From the first line of the listing below, retype each line up to and including the one with "(note) at (742,329.5)"; pictures stay out.

____

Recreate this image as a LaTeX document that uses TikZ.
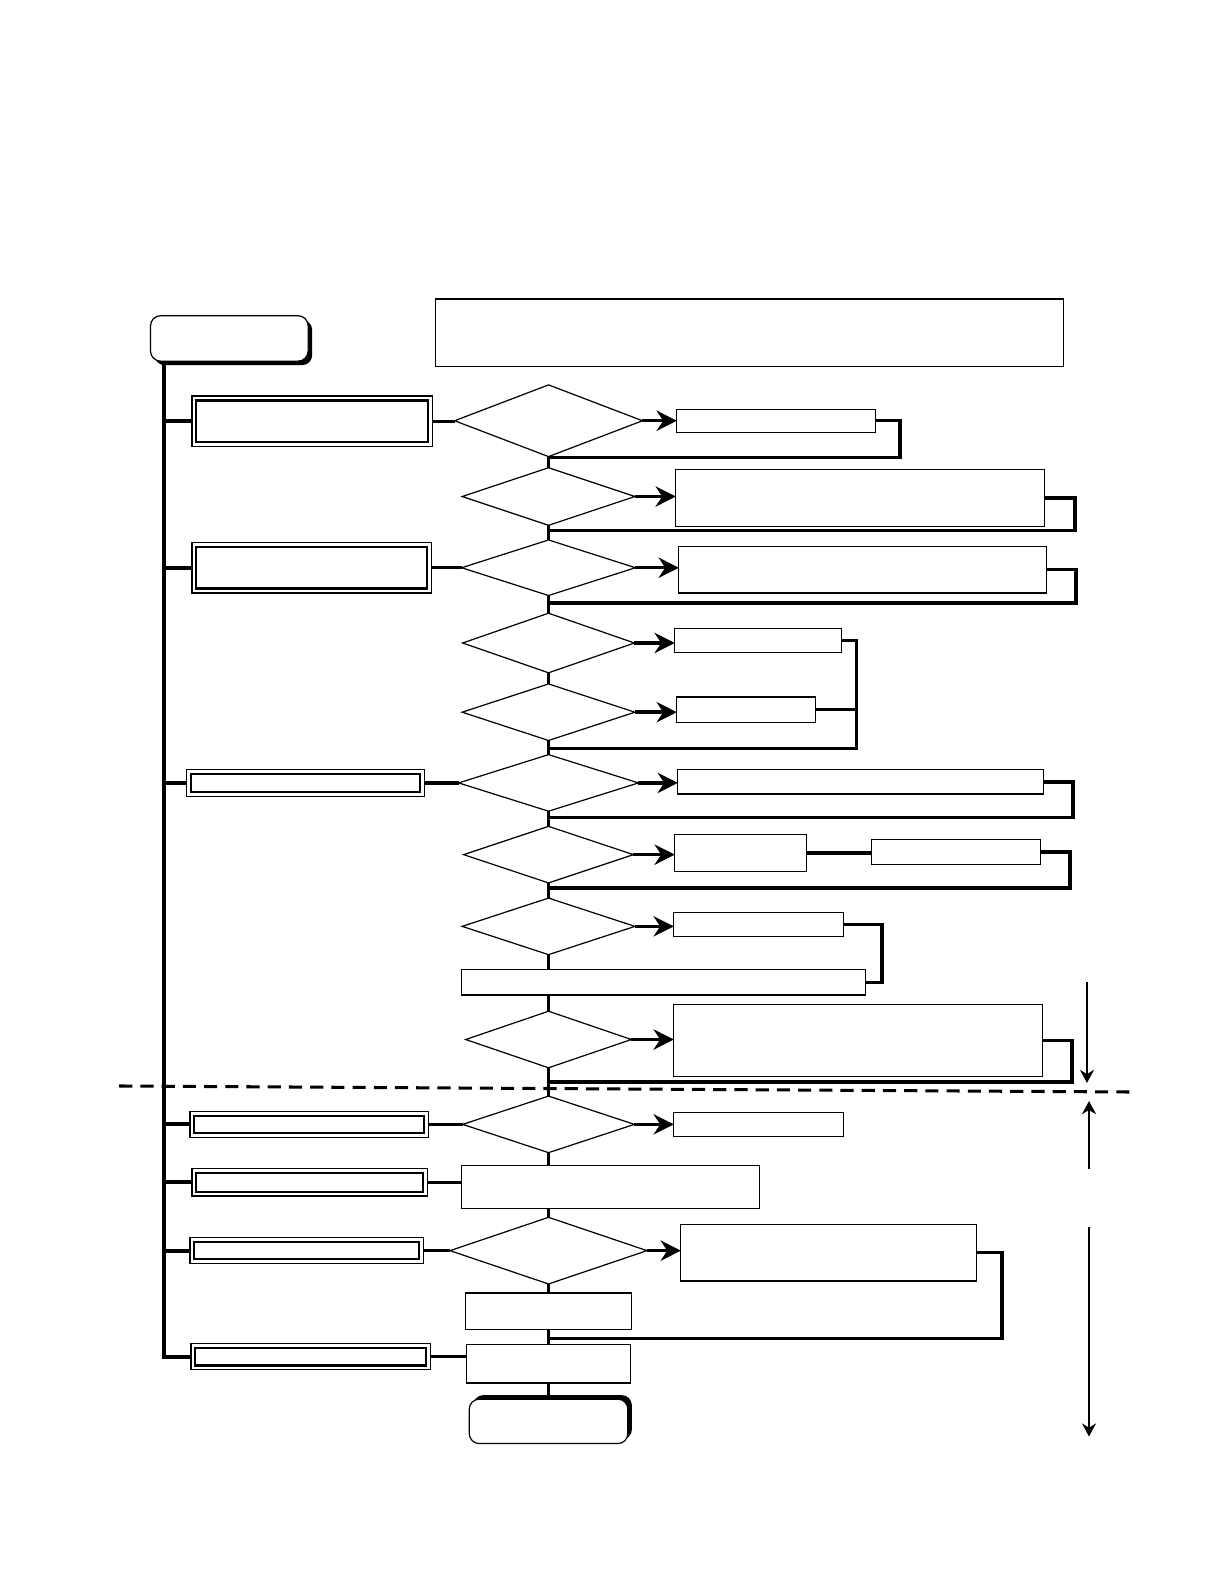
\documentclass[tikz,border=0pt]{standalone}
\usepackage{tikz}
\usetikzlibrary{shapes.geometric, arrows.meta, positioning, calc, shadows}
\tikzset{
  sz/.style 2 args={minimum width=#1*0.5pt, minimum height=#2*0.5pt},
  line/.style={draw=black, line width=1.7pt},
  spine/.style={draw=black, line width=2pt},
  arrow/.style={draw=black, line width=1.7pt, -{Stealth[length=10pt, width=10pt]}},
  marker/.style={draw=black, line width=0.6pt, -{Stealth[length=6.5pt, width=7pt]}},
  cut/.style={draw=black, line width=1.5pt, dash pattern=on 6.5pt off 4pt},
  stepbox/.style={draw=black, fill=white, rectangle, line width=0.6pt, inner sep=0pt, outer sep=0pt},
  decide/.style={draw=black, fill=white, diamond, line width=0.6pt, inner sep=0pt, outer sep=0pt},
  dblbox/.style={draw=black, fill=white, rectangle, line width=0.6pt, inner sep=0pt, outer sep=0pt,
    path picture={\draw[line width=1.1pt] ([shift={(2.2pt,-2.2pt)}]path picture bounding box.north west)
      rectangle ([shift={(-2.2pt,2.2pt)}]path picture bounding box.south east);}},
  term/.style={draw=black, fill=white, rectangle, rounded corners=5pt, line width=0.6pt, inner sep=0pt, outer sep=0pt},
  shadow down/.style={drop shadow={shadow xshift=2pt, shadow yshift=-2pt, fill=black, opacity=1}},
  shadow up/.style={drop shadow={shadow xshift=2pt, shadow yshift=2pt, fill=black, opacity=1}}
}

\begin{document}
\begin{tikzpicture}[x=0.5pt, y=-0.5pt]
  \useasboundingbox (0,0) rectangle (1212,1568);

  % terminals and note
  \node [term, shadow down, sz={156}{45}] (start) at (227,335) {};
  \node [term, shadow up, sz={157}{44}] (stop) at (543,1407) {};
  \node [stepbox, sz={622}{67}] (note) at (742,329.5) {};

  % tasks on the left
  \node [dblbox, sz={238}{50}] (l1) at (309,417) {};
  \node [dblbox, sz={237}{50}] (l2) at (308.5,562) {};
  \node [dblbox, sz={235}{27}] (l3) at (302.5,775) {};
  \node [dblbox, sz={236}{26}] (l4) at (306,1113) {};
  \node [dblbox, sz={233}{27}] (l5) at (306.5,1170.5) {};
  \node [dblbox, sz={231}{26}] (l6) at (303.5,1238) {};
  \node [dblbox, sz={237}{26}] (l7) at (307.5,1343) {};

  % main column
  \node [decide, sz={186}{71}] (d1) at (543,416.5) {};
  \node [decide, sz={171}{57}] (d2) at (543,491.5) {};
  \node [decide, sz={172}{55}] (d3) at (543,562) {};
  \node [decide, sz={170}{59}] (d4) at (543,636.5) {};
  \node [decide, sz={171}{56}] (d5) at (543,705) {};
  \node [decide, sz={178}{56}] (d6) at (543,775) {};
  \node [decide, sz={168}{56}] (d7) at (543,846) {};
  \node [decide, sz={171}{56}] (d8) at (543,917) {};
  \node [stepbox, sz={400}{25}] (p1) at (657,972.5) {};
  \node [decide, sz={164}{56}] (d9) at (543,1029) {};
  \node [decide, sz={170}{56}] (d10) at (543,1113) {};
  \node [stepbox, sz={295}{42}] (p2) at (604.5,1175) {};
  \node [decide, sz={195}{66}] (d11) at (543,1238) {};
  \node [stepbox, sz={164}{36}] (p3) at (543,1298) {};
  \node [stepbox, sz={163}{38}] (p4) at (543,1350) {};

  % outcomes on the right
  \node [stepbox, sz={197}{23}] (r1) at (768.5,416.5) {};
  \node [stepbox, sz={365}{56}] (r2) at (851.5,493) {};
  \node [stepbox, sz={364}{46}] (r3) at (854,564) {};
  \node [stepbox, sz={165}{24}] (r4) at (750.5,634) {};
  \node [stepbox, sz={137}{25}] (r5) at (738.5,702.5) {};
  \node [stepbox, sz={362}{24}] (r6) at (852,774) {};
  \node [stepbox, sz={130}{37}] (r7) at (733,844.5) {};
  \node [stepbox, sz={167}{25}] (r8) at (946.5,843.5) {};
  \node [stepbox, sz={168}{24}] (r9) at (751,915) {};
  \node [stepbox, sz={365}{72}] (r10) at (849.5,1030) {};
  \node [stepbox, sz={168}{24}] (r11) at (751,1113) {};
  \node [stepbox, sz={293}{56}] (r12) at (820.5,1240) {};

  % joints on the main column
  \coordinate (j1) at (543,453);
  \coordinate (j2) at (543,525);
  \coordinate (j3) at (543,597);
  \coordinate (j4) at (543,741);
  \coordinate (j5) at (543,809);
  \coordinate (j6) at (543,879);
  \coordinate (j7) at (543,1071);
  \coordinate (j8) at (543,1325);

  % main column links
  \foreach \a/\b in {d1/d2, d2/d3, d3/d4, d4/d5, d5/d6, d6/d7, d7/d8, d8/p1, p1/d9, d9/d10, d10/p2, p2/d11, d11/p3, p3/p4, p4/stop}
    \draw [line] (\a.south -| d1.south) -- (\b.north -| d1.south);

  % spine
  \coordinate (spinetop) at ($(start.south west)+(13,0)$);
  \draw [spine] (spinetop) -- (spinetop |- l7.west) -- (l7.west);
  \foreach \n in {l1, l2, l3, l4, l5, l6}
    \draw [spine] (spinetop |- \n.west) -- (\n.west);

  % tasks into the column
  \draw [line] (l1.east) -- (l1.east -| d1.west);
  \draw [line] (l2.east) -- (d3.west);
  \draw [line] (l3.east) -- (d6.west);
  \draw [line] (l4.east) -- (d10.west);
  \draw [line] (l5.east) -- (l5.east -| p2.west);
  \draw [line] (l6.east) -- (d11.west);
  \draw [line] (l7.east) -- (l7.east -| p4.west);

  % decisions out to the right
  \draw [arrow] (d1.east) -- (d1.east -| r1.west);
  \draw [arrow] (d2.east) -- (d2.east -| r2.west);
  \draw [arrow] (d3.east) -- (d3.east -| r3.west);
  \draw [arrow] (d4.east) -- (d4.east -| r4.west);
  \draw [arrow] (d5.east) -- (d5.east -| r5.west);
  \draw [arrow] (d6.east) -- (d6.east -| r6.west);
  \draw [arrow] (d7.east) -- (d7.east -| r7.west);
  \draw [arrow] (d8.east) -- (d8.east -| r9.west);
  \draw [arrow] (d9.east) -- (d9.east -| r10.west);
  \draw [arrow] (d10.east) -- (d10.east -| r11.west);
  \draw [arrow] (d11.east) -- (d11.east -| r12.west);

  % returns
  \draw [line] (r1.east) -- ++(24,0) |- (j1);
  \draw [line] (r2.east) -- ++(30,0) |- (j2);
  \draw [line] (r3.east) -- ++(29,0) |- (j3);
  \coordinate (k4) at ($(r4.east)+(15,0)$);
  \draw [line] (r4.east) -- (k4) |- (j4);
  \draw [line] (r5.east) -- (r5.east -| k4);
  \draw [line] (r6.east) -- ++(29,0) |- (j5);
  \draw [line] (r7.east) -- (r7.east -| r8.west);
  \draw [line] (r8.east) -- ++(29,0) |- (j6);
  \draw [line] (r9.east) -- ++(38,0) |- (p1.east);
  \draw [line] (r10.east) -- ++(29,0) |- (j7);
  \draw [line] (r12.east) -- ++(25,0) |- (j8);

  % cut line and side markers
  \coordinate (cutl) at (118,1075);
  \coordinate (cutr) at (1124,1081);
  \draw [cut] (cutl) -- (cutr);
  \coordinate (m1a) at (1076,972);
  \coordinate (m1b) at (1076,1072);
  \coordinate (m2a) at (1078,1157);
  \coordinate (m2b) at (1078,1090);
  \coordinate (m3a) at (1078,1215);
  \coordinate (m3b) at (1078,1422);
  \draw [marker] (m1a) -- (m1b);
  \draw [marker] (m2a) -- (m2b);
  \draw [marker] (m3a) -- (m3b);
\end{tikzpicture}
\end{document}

____

FINISHED TASK
Recreate this image as a LaTeX document that uses TikZ.
\documentclass[tikz,border=0pt]{standalone}
\usepackage{tikz}
\usetikzlibrary{shapes.geometric, arrows.meta, positioning, calc, shadows}
\tikzset{
  sz/.style 2 args={minimum width=#1*0.5pt, minimum height=#2*0.5pt},
  line/.style={draw=black, line width=1.7pt},
  spine/.style={draw=black, line width=2pt},
  arrow/.style={draw=black, line width=1.7pt, -{Stealth[length=10pt, width=10pt]}},
  marker/.style={draw=black, line width=0.6pt, -{Stealth[length=6.5pt, width=7pt]}},
  cut/.style={draw=black, line width=1.5pt, dash pattern=on 6.5pt off 4pt},
  stepbox/.style={draw=black, fill=white, rectangle, line width=0.6pt, inner sep=0pt, outer sep=0pt},
  decide/.style={draw=black, fill=white, diamond, line width=0.6pt, inner sep=0pt, outer sep=0pt},
  dblbox/.style={draw=black, fill=white, rectangle, line width=0.6pt, inner sep=0pt, outer sep=0pt,
    path picture={\draw[line width=1.1pt] ([shift={(2.2pt,-2.2pt)}]path picture bounding box.north west)
      rectangle ([shift={(-2.2pt,2.2pt)}]path picture bounding box.south east);}},
  term/.style={draw=black, fill=white, rectangle, rounded corners=5pt, line width=0.6pt, inner sep=0pt, outer sep=0pt},
  shadow down/.style={drop shadow={shadow xshift=2pt, shadow yshift=-2pt, fill=black, opacity=1}},
  shadow up/.style={drop shadow={shadow xshift=2pt, shadow yshift=2pt, fill=black, opacity=1}}
}

\begin{document}
\begin{tikzpicture}[x=0.5pt, y=-0.5pt]
  \useasboundingbox (0,0) rectangle (1212,1568);

  % terminals and note
  \node [term, shadow down, sz={156}{45}] (start) at (227,335) {};
  \node [term, shadow up, sz={157}{44}] (stop) at (543,1407) {};
  \node [stepbox, sz={622}{67}] (note) at (742,329.5) {};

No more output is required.